## Task brief
All of the lines below are to be printed again exactly; images are excluded from the output.
◇ ◇ ◇ ◇ ◇ ◇ ◇
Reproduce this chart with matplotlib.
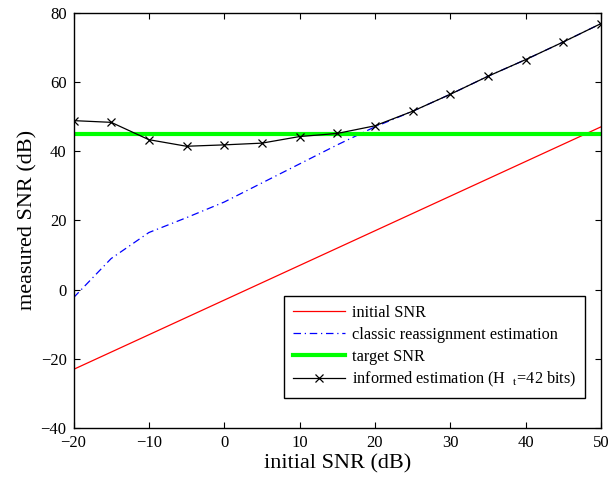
import numpy as np
import matplotlib.pyplot as plt

plt.rcParams['font.family'] = ['Liberation Serif', 'DejaVu Serif']
plt.rcParams['mathtext.fontset'] = 'stix'

# donnees
snr_in = [-20, -15, -10, -5, 0, 5, 10, 15, 20, 25, 30, 35, 40, 45, 50]
initial = [-23, -18, -13, -8, -3, 2, 7, 12, 17, 22, 27, 32, 37, 42, 47]
classic = [-2.3, 9.0, 16.5, 20.8, 25.3, 30.8, 36.3, 41.8, 47.0, 51.5, 56.4, 61.6, 66.4, 71.5, 76.8]
informed = [48.8, 48.3, 43.3, 41.4, 41.8, 42.3, 44.2, 45.1, 47.3, 51.5, 56.4, 61.6, 66.4, 71.5, 76.8]
target = 45

fig = plt.figure(figsize=(6.11, 4.79), dpi=100)
ax = fig.add_axes([0.1203, 0.1058, 0.8633, 0.8681])

ax.plot(snr_in, initial, color=(1, 0, 0), lw=0.9, label="initial SNR")
ax.plot(snr_in, classic, color=(0, 0, 1), lw=0.9, linestyle=(0, (6, 3, 1, 3)),
        label="classic reassignment estimation")
ax.plot([snr_in[0], snr_in[-1]], [target, target], color=(0, 1, 0), lw=3,
        label="target SNR")
ax.plot(snr_in, informed, color='k', lw=0.9, marker='x', ms=6, mew=0.9,
        label=r"informed estimation (H  $_{\rm t}$=42 bits)")

ax.set_xlim(-20, 50)
ax.set_ylim(-40, 80)
ax.set_xticks(np.arange(-20, 51, 10))
ax.set_yticks(np.arange(-40, 81, 20))
ax.set_xticklabels([str(t).replace('-', '\u2212') for t in range(-20, 51, 10)])
ax.set_yticklabels([str(t).replace('-', '\u2212') for t in range(-40, 81, 20)])
ax.tick_params(direction='in', top=True, right=True, length=4, width=0.8,
               labelsize=12, pad=5)
for s in ax.spines.values():
    s.set_linewidth(1.0)

ax.set_xlabel("initial SNR (dB)", fontsize=16, labelpad=2)
ax.set_ylabel("measured SNR (dB)", fontsize=16, labelpad=2)

leg = ax.legend(loc='lower right', bbox_to_anchor=(0.970, 0.072), fontsize=11.7,
                fancybox=False, edgecolor='k', framealpha=1, handlelength=3.2,
                numpoints=1, borderpad=0.55, labelspacing=0.35, handletextpad=0.4,
                borderaxespad=0)
leg.get_frame().set_linewidth(1.0)

plt.savefig("out.png", dpi=100)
◇ ◇ ◇ ◇ ◇ ◇ ◇
## Correct response
Reproduce this chart with matplotlib.
import numpy as np
import matplotlib.pyplot as plt

plt.rcParams['font.family'] = ['Liberation Serif', 'DejaVu Serif']
plt.rcParams['mathtext.fontset'] = 'stix'

# donnees
snr_in = [-20, -15, -10, -5, 0, 5, 10, 15, 20, 25, 30, 35, 40, 45, 50]
initial = [-23, -18, -13, -8, -3, 2, 7, 12, 17, 22, 27, 32, 37, 42, 47]
classic = [-2.3, 9.0, 16.5, 20.8, 25.3, 30.8, 36.3, 41.8, 47.0, 51.5, 56.4, 61.6, 66.4, 71.5, 76.8]
informed = [48.8, 48.3, 43.3, 41.4, 41.8, 42.3, 44.2, 45.1, 47.3, 51.5, 56.4, 61.6, 66.4, 71.5, 76.8]
target = 45

fig = plt.figure(figsize=(6.11, 4.79), dpi=100)
ax = fig.add_axes([0.1203, 0.1058, 0.8633, 0.8681])

ax.plot(snr_in, initial, color=(1, 0, 0), lw=0.9, label="initial SNR")
ax.plot(snr_in, classic, color=(0, 0, 1), lw=0.9, linestyle=(0, (6, 3, 1, 3)),
        label="classic reassignment estimation")
ax.plot([snr_in[0], snr_in[-1]], [target, target], color=(0, 1, 0), lw=3,
        label="target SNR")
ax.plot(snr_in, informed, color='k', lw=0.9, marker='x', ms=6, mew=0.9,
        label=r"informed estimation (H  $_{\rm t}$=42 bits)")

ax.set_xlim(-20, 50)
ax.set_ylim(-40, 80)
ax.set_xticks(np.arange(-20, 51, 10))
ax.set_yticks(np.arange(-40, 81, 20))
ax.set_xticklabels([str(t).replace('-', '\u2212') for t in range(-20, 51, 10)])
ax.set_yticklabels([str(t).replace('-', '\u2212') for t in range(-40, 81, 20)])
ax.tick_params(direction='in', top=True, right=True, length=4, width=0.8,
               labelsize=12, pad=5)
for s in ax.spines.values():
    s.set_linewidth(1.0)

ax.set_xlabel("initial SNR (dB)", fontsize=16, labelpad=2)
ax.set_ylabel("measured SNR (dB)", fontsize=16, labelpad=2)

leg = ax.legend(loc='lower right', bbox_to_anchor=(0.970, 0.072), fontsize=11.7,
                fancybox=False, edgecolor='k', framealpha=1, handlelength=3.2,
                numpoints=1, borderpad=0.55, labelspacing=0.35, handletextpad=0.4,
                borderaxespad=0)
leg.get_frame().set_linewidth(1.0)

plt.savefig("out.png", dpi=100)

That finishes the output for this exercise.